The issue of sexual abuse was a key topic during the visit in 2006 as well. Pope Benedict then commissioned the bishops to establish the truth of the abuse, put in place procedures to prevent it from happening again, submit to the demands of justice and to help bring healing to those who have suffered abuse. Archbishop Martin says the church has committed “huge resources” to fulfilling those requests, including the creation of new procedures to safeguard children and providing “healing services” for victims.
Pope Francis had an “open attitude” and listened intently with the help of an interpreter during their meeting, he reports. The bishops spoke about declining congregation numbers and vocations to religious life.
“There are increased pressures on priests because they have to deal with larger numbers of people,” says Archbishop Martin, although he points to the increasing role of lay people as a positive. “Ireland had become overly ‘clericalized.’ The priest did everything and everyone was serving the priest. Now we have to get into a culture where there are few religious people, and lay people are called forward for roles in decision-making.
“The church is in a different space,” says Archbishop Martin. “We are one of many players speaking in the public square. We must be more invitational, using a ministry of presence, gently explaining the message of the church and inviting people in. The church is called to work with people where they’re at.”
Family life has been challenged in the last decade, according to Archbishop Martin, with the economic recession in Ireland bringing stress and returning the prospect of emigration into many homes. The definition of family has also been altered, after Ireland voted in same-sex marriage in 2015.
In schools, the debate over church patronage has become a focus in the push to create plurality. The majority of state-run schools in the Irish Republic are under the patronage of the Catholic Church, with a few schools that are particularly in demand giving preference of admission to children who have been baptized.

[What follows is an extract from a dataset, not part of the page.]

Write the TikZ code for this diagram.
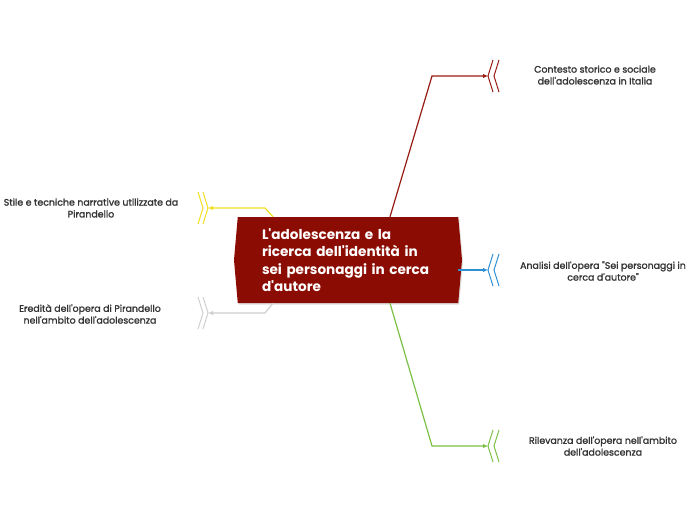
\documentclass[tikz,border=0pt]{standalone}
\usepackage{fontspec}
\setmainfont{Poppins}[Ligatures=TeXOff]
\newfontfamily\topicfont{Poppins}[Ligatures=TeXOff,FakeBold=1.4]
\usetikzlibrary{shapes.symbols,arrows.meta,shadows,positioning}
\definecolor{mainred}{HTML}{8B0C03}
\definecolor{redline}{HTML}{971B12}
\definecolor{blueline}{HTML}{2D8FD5}
\definecolor{greenline}{HTML}{7CC046}
\definecolor{yellowline}{HTML}{F3DF1E}
\definecolor{greyline}{HTML}{CFCFCF}
\definecolor{textgrey}{HTML}{333333}
\begin{document}
\begin{tikzpicture}[x=1pt,y=-1pt,
mainnode/.style={signal, signal to=east and west, signal pointer angle=170, fill=mainred, minimum width=228pt, minimum height=86pt, inner sep=0pt, text=white, text width=172pt, align=left, font=\bfseries\fontsize{13.6}{17.5}\selectfont, drop shadow={opacity=0.25, shadow xshift=1pt, shadow yshift=-1.5pt}},
topictext/.style={text=textgrey, align=center, font=\topicfont\fontsize{9.4}{11.8}\selectfont},
branch/.style={line width=1.2pt, -{Latex[length=5pt,width=4.5pt]}},
chev/.style={line width=1pt},
]
\useasboundingbox[fill=white] (0,0) rectangle (697,520);
%Nodes
\node[mainnode] at (348,260) (main) {L'adolescenza e la\\ricerca dell'identità in\\sei personaggi in cerca\\d'autore};
\coordinate (ctx) at (488,76);
\coordinate (ana) at (488,270);
\coordinate (ril) at (488,446);
\coordinate (sti) at (208,208);
\coordinate (ere) at (208,313);
\node[topictext] at (595,75) (ctxtext) {Contesto storico e sociale\\dell'adolescenza in Italia};
\node[topictext] at (603,271) (anatext) {Analisi dell'opera "Sei personaggi in\\cerca d'autore"};
\node[topictext] at (603,446) (riltext) {Rilevanza dell'opera nell'ambito\\dell'adolescenza};
\node[topictext] at (91,208) (stitext) {Stile e tecniche narrative utilizzate da\\Pirandello};
\node[topictext] at (90,314) (eretext) {Eredità dell'opera di Pirandello\\nell'ambito dell'adolescenza};
%Lines
\draw[branch, redline] ([xshift=42pt]main.north) -- ([xshift=-56pt]ctx) -- (ctx);
\draw[branch, blueline] ([xshift=-4pt,yshift=-10pt]main.east) -- (ana);
\draw[branch, greenline] ([xshift=42pt]main.south) -- ([xshift=-56pt]ril) -- (ril);
\draw[branch, yellowline] ([xshift=-75pt]main.north) -- ([xshift=57pt]sti) -- (sti);
\draw[branch, greyline] ([xshift=-75pt]main.south) -- ([xshift=57pt]ere) -- (ere);
%Chevrons
\draw[chev, redline] (ctx) ++(5,-16) -- ++(-5,16) -- ++(5,16);
\draw[chev, redline] (ctx) ++(11,-16) -- ++(-5,16) -- ++(5,16);
\draw[chev, blueline] (ana) ++(5,-16) -- ++(-5,16) -- ++(5,16);
\draw[chev, blueline] (ana) ++(11,-16) -- ++(-5,16) -- ++(5,16);
\draw[chev, greenline] (ril) ++(5,-16) -- ++(-5,16) -- ++(5,16);
\draw[chev, greenline] (ril) ++(11,-16) -- ++(-5,16) -- ++(5,16);
\draw[chev, yellowline] (sti) ++(-5,-16) -- ++(5,16) -- ++(-5,16);
\draw[chev, yellowline] (sti) ++(-10,-16) -- ++(5,16) -- ++(-5,16);
\draw[chev, greyline] (ere) ++(-5,-16) -- ++(5,16) -- ++(-5,16);
\draw[chev, greyline] (ere) ++(-10,-16) -- ++(5,16) -- ++(-5,16);
\end{tikzpicture}
\end{document}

The archbishop of Dublin, Diarmuid Martin, has been critical of the practice, and Archbishop Eamon Martin says the church is open to divesting, that is, surrendering control of schools to secular authority. “However, on the ground, a lot of communities are attached to the Catholic ethos of schools and hold it in high regard, so it’s often difficult to get schools and patrons on board with divesting,” he says.

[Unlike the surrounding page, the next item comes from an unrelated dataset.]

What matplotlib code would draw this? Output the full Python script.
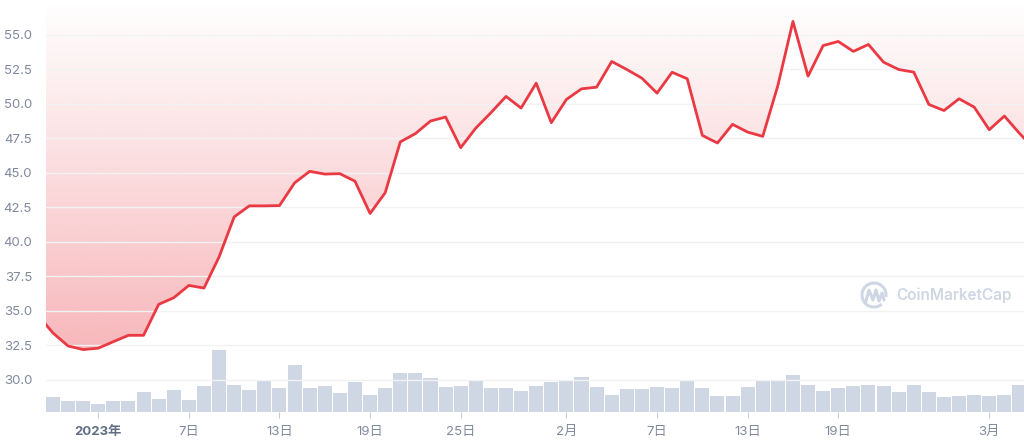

In Archbishop Martin’s own Archdiocese of Armagh, communities are facing a unique set of challenges. Sixty percent of people in the archdiocese live in Northern Ireland and 40 percent in the republic. The United Kingdom’s decision to leave the European Union—popularly known as “Brexit”—has created considerable uncertainty. The people of Northern Ireland voted against the idea of withdrawing from the union. The Irish Republic would remain part of the European community after the Brexit process is finished.
“We’re back to talking about borders between the north and south and restrictions on the movement of goods and a fear among some people of a restriction on a movement of people,” the archbishop says, “despite the assurances of Prime Minister Teresa May and Ireland’s Taoiseach Enda Kenny and other political leaders that this won’t happen.”

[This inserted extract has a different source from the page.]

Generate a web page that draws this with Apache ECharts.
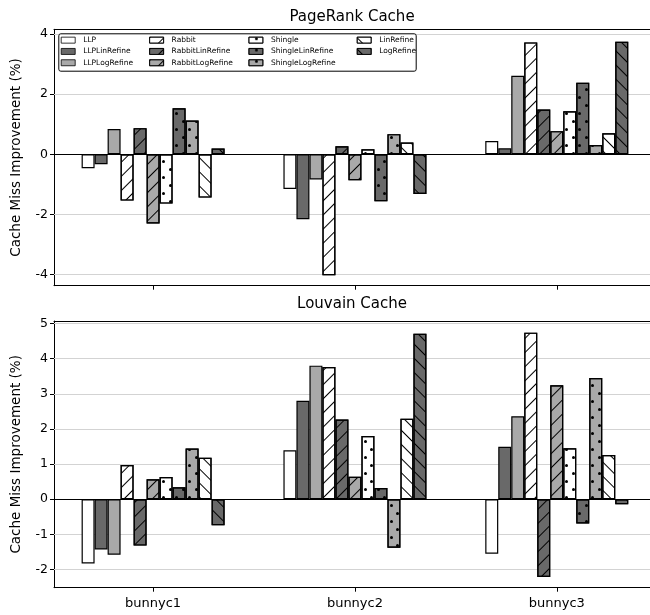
<!DOCTYPE html>
<html><head><meta charset="utf-8">
<script src="https://cdn.jsdelivr.net/npm/echarts@6/dist/echarts.min.js"></script>
<style>html,body{margin:0;padding:0;background:#fff}#c{width:650px;height:615px}</style>
</head><body><div id="c"></div>
<script>
const categories = ['bunnyc1', 'bunnyc2', 'bunnyc3'];
const seriesNames = ['LLP', 'LLPLinRefine', 'LLPLogRefine', 'Rabbit', 'RabbitLinRefine', 'RabbitLogRefine',
  'Shingle', 'ShingleLinRefine', 'ShingleLogRefine', 'LinRefine', 'LogRefine'];
// values per category, in seriesNames order
const pageRankBunnyc1 = [-0.46, -0.33, 0.84, -1.54, 0.87, -2.30, -1.64, 1.53, 1.12, -1.44, 0.19];
const pageRankBunnyc2 = [-1.15, -2.16, -0.84, -4.02, 0.27, -0.86, 0.17, -1.56, 0.67, 0.39, -1.32];
const pageRankBunnyc3 = [0.44, 0.20, 2.61, 3.72, 1.49, 0.77, 1.43, 2.38, 0.31, 0.70, 3.74];
const louvainBunnyc1 = [-1.83, -1.43, -1.58, 0.97, -1.32, 0.57, 0.63, 0.34, 1.44, 1.18, -0.74];
const louvainBunnyc2 = [1.39, 2.80, 3.80, 3.76, 2.27, 0.64, 1.80, 0.32, -1.38, 2.29, 4.71];
const louvainBunnyc3 = [-1.55, 1.49, 2.36, 4.74, -2.21, 3.24, 1.45, -0.69, 3.45, 1.26, -0.14];
const pageRankTicks = [-4, -2, 0, 2, 4];
const louvainTicks = [-2, -1, 0, 1, 2, 3, 4, 5];
const categoryTicks = [0, 1, 2];

// styles
const WHITE = '#ffffff', DARK = '#696969', LIGHT = '#a9a9a9';
const fills = [WHITE, DARK, LIGHT, WHITE, DARK, LIGHT, WHITE, DARK, LIGHT, WHITE, DARK];
const hatches = [null, null, null, '/', '/', '/', '.', '.', '.', '\\', '\\'];
const FONT = 'DejaVu Sans';

function decalFor(h) {
  if (h === '.') return {symbol: 'circle', symbolSize: 1, color: '#000',
    dashArrayX: [[2.4, 9.6], [0, 6, 2.4, 3.6]], dashArrayY: [2.4, 4.6], rotation: 0};
  return {symbol: 'rect', symbolSize: 1, color: '#000', dashArrayX: [[1, 0]], dashArrayY: [1, 9],
    rotation: h === '/' ? -Math.PI / 4 : Math.PI / 4};
}

function makeSeries(plot, rows, ticks) {
  return seriesNames.map((name, i) => {
    const s = {
      name, type: 'bar', xAxisIndex: plot * 2, yAxisIndex: plot,
      data: rows.map((row, c) => [c, row[i]]),
      barWidth: 13, barGap: '0%',
      itemStyle: {color: fills[i], borderColor: '#000', borderWidth: 1.2},
      emphasis: {disabled: true}, silent: true
    };
    if (hatches[i]) s.itemStyle.decal = decalFor(hatches[i]);
    if (i === 0) s.markLine = {silent: true, symbol: 'none', z: 1, animation: false, label: {show: false},
      data: ticks.filter(v => v !== 0).map(v => ({yAxis: v, lineStyle: {color: '#d3d3d3', width: 1, type: 'solid'}}))};
    if (i === 1) s.markLine = {silent: true, symbol: 'none', z: 6, animation: false, label: {show: false},
      data: [{yAxis: 0, lineStyle: {color: '#000', width: 1, type: 'solid'}}]};
    return s;
  });
}

const X_MIN = -0.491, X_MAX = 2.462;
function xAxes(grid, withLabels) {
  return [{
    gridIndex: grid, type: 'value', min: X_MIN, max: X_MAX, position: 'bottom',
    axisLine: {show: true, onZero: false, lineStyle: {color: '#000', width: 1}},
    axisTick: {show: true, customValues: categoryTicks, length: 4, lineStyle: {color: '#000'}},
    axisLabel: {show: withLabels, customValues: categoryTicks, formatter: v => categories[Math.round(v)],
      fontSize: 13, fontFamily: FONT, color: '#000', margin: 9},
    splitLine: {show: false}
  }, {
    gridIndex: grid, type: 'value', min: X_MIN, max: X_MAX, position: 'top',
    axisLine: {show: true, onZero: false, lineStyle: {color: '#000', width: 1}},
    axisTick: {show: false}, axisLabel: {show: false}, splitLine: {show: false}
  }];
}
function yAxis(grid, min, max, ticks) {
  return {
    gridIndex: grid, type: 'value', min, max,
    axisLine: {show: true, onZero: false, lineStyle: {color: '#000', width: 1}},
    axisTick: {show: true, customValues: ticks, length: 4, lineStyle: {color: '#000'}},
    axisLabel: {customValues: ticks, fontSize: 12.5, fontFamily: FONT, color: '#000', margin: 6},
    splitLine: {show: false},
    name: 'Cache Miss Improvement (%)', nameLocation: 'middle', nameGap: 31,
    nameTextStyle: {fontSize: 13.5, fontFamily: FONT, color: '#000'}
  };
}

const legendCols = [seriesNames.slice(0, 3), seriesNames.slice(3, 6), seriesNames.slice(6, 9), seriesNames.slice(9)];
const legendLeft = [60.8, 149.2, 248.5, 356.8];

const option = {
  animation: false,
  backgroundColor: '#fff',
  title: [
    {text: 'PageRank Cache', left: 352, top: 10, textAlign: 'center', padding: 0,
      textStyle: {fontSize: 15, fontWeight: 'normal', fontFamily: FONT, color: '#000'}},
    {text: 'Louvain Cache', left: 352, top: 297, textAlign: 'center', padding: 0,
      textStyle: {fontSize: 15, fontWeight: 'normal', fontFamily: FONT, color: '#000'}}
  ],
  grid: [
    {left: 54, right: 0, top: 29.3, height: 256.4},
    {left: 54, right: 0, top: 321, height: 266.7}
  ],
  xAxis: [...xAxes(0, false), ...xAxes(1, true)],
  yAxis: [yAxis(0, -4.369, 4.156, pageRankTicks), yAxis(1, -2.518, 5.071, louvainTicks)],
  legend: legendCols.map((names, k) => ({
    data: names, orient: 'vertical', left: legendLeft[k], top: 34.5, padding: 0, itemGap: 0,
    itemWidth: 14, itemHeight: 6, icon: 'rect', selectedMode: false,
    itemStyle: {borderWidth: 0.8},
    textStyle: {fontSize: 7.5, fontFamily: FONT, color: '#000', lineHeight: 11.3, padding: [0, 0, 0, 3]}
  })),
  graphic: [{
    type: 'rect', left: 58.3, top: 33.3, z: 3,
    shape: {width: 357.4, height: 37.4, r: 2},
    style: {fill: '#fff', stroke: '#000', lineWidth: 1}
  }],
  series: [
    ...makeSeries(0, [pageRankBunnyc1, pageRankBunnyc2, pageRankBunnyc3], pageRankTicks),
    ...makeSeries(1, [louvainBunnyc1, louvainBunnyc2, louvainBunnyc3], louvainTicks)
  ]
};
const chart = echarts.init(document.getElementById('c'), null, {renderer: 'canvas'});
chart.setOption(option);
</script></body></html>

The uncertainty in Northern Ireland has been worsened by the collapse of the power-sharing government in the aftermath of an energy scheme scandal. Archbishop Martin released a statement asking politicians to realize the importance of stability.
“I was disappointed because the politicians were at last getting down to issues like the economy, health and creating brighter future. There’s a whole generation that has grown up without violence, so it was a heartfelt plea not to let the progress slip away.”
He adds, “You cannot underestimate the importance of the Good Friday Agreement. People around the world look to Northern Ireland as an example of people sorting out their differences. But here is a legacy of hurt and a deep legacy of suffering and we all need to play a part to work through it. We cannot leave a vacuum.”
The next time the Irish bishops gather to meet Pope Francis it will be in Ireland in 2018 for the World Meeting of Families. It will be the first papal visit since Pope John Paul II in 1979, whose trip came as the Troubles raged in Northern Ireland. Much has changed since then, for both the church and Ireland, although violence has still not ended entirely.
“Just last week a police officer was shot by dissident republicans in Belfast,” Archbishop Martin notes. “But what gives me consolation is that politicians from all sides and church leaders from all sides were condemning it. We won’t let go of the progress we’ve made.”